In the case of a cohomology theory $E^\cdot$ with values in a category of $R$-modules, we know that the cohomology module of a space comes with a natural grading. If we write $F\otimes G$ for the functor $X\mapsto F(X)\otimes G(X)$, where $F,G$ takes values in a category with tensor products, a product structure* on a cohomology theory is really a natural transformation $E^\cdot\otimes E^\cdot\to E^\cdot$ of $R$-linear maps of graded modules, which decomposes into morphisms $E^k\otimes E^l\to E^{k+l}$.

We want these morphisms to be represented on the level of spectra, and as in the case of multilinear maps we need the smash product $\wedge$ to talk about "bilinear maps" $E^\cdot\wedge F^\cdot\to G^\cdot$ without leaving the category of spectra. The definition itself is straightforward: the smash product functor is left-adjoint to $\hom$.

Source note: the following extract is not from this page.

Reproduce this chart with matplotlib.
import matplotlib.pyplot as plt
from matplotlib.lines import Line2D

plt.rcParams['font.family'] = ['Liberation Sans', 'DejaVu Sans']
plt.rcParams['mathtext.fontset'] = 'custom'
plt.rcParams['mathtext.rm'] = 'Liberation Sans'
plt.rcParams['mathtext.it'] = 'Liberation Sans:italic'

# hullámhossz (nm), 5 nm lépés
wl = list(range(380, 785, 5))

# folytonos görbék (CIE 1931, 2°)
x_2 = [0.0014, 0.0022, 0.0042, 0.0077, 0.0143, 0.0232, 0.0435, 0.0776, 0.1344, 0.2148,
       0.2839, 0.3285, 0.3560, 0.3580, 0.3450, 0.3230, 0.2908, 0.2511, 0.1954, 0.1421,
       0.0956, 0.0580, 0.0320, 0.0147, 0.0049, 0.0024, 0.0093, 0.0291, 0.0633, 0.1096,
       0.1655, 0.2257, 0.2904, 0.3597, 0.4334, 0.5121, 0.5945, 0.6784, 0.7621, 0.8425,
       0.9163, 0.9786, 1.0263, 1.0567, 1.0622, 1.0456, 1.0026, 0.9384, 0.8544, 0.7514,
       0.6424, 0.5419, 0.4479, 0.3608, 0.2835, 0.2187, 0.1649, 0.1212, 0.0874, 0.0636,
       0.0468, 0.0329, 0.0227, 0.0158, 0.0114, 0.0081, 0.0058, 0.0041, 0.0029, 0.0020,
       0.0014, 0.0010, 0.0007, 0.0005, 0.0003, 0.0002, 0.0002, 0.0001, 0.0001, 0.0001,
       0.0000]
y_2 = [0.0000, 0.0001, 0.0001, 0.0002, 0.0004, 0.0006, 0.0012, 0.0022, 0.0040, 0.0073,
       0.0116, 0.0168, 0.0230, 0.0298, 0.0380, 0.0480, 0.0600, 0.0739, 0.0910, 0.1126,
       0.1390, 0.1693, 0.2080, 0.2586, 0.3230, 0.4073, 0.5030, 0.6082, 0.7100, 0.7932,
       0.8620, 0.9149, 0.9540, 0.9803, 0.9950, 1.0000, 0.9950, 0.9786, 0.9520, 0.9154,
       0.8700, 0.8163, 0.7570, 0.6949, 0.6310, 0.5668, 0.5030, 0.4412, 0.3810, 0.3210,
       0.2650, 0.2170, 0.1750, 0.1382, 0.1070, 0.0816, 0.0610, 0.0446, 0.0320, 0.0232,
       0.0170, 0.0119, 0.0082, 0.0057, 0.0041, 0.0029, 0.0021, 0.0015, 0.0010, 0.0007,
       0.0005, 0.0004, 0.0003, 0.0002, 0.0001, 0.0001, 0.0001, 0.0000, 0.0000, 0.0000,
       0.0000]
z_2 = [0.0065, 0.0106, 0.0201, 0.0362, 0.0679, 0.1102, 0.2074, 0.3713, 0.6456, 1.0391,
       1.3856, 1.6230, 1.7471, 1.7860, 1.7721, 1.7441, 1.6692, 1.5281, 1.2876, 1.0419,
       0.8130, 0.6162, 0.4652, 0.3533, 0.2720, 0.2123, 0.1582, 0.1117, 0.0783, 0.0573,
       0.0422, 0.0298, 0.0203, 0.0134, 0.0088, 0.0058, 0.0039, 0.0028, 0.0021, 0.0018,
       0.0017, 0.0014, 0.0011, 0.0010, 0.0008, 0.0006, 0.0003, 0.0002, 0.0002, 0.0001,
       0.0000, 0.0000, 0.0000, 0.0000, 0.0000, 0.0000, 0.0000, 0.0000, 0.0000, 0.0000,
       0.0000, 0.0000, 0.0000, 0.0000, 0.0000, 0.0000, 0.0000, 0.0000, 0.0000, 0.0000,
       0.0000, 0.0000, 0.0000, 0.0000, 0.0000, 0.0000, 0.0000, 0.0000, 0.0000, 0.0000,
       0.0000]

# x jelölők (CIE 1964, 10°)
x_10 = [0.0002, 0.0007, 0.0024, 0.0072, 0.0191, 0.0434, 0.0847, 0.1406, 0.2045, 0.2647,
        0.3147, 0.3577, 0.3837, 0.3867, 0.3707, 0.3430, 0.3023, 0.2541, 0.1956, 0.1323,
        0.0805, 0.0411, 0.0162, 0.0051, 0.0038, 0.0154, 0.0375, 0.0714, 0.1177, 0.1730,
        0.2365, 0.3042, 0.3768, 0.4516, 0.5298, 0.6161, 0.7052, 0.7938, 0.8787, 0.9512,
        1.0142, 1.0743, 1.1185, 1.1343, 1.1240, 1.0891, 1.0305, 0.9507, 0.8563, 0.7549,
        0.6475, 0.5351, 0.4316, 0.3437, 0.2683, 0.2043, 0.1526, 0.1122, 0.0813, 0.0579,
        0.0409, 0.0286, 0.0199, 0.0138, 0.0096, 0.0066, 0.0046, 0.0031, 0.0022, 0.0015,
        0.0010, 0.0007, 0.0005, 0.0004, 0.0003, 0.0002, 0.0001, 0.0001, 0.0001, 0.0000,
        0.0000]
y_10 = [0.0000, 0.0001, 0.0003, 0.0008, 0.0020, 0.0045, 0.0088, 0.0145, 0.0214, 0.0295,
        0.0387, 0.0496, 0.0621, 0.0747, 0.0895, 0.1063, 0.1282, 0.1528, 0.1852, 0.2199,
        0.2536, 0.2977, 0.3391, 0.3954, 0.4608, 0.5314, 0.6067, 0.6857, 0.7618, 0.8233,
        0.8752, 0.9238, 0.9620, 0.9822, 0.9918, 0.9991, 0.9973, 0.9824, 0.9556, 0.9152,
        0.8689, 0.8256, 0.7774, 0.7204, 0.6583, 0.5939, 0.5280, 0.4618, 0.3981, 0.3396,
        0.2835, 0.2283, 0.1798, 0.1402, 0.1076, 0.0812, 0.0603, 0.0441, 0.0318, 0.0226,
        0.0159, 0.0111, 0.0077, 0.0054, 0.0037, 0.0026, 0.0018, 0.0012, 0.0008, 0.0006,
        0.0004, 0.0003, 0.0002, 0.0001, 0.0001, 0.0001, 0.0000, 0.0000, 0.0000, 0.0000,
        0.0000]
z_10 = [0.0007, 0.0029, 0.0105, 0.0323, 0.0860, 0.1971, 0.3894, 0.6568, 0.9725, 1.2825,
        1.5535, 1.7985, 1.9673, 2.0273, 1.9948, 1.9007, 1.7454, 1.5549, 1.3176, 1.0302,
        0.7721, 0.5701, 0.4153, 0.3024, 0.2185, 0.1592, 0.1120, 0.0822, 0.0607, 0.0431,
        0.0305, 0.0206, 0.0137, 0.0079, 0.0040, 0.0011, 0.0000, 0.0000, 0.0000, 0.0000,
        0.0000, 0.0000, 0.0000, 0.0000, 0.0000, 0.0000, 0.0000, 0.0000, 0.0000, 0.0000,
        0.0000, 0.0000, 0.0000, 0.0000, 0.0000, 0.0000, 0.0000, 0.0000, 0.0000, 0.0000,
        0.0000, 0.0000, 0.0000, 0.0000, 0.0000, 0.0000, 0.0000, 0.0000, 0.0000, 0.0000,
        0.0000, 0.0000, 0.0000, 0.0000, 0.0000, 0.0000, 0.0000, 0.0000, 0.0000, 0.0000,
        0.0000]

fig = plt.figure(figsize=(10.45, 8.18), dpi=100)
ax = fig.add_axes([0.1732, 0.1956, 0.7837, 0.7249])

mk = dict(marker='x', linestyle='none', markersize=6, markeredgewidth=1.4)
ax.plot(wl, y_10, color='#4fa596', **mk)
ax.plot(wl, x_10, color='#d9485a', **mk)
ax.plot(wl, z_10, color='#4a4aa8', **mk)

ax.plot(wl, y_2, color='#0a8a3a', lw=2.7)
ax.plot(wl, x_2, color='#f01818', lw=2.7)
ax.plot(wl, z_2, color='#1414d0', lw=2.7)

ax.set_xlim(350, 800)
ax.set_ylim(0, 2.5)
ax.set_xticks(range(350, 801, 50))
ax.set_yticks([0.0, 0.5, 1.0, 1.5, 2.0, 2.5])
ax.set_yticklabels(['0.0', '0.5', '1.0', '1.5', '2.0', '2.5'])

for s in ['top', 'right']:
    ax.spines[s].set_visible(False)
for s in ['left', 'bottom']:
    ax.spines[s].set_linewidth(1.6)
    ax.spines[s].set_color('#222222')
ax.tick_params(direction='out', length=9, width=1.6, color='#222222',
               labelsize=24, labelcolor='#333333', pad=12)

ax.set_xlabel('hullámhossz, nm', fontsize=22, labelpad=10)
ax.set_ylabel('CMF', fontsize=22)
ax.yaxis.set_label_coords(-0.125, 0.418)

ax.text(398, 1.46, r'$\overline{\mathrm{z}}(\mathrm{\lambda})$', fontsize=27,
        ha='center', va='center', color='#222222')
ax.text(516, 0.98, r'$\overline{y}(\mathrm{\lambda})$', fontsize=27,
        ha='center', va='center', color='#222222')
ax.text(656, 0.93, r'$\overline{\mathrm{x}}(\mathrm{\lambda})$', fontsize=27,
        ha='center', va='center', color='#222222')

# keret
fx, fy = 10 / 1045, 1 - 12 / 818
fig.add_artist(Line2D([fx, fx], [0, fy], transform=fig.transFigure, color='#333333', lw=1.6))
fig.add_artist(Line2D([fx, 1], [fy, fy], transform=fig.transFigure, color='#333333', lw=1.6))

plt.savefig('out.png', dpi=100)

The proof of its existence, however, requires a construction, which turns out to be really difficult to provide: there are now many of them, and as far as I know they all have both strengths and weaknesses. Some, for instance, are only well behaved in "the" homotopy category of spectra, not on the actual level of spectra. So to answer the question on the last line to the best of my knowledge: yes, this should at the very least be what we want.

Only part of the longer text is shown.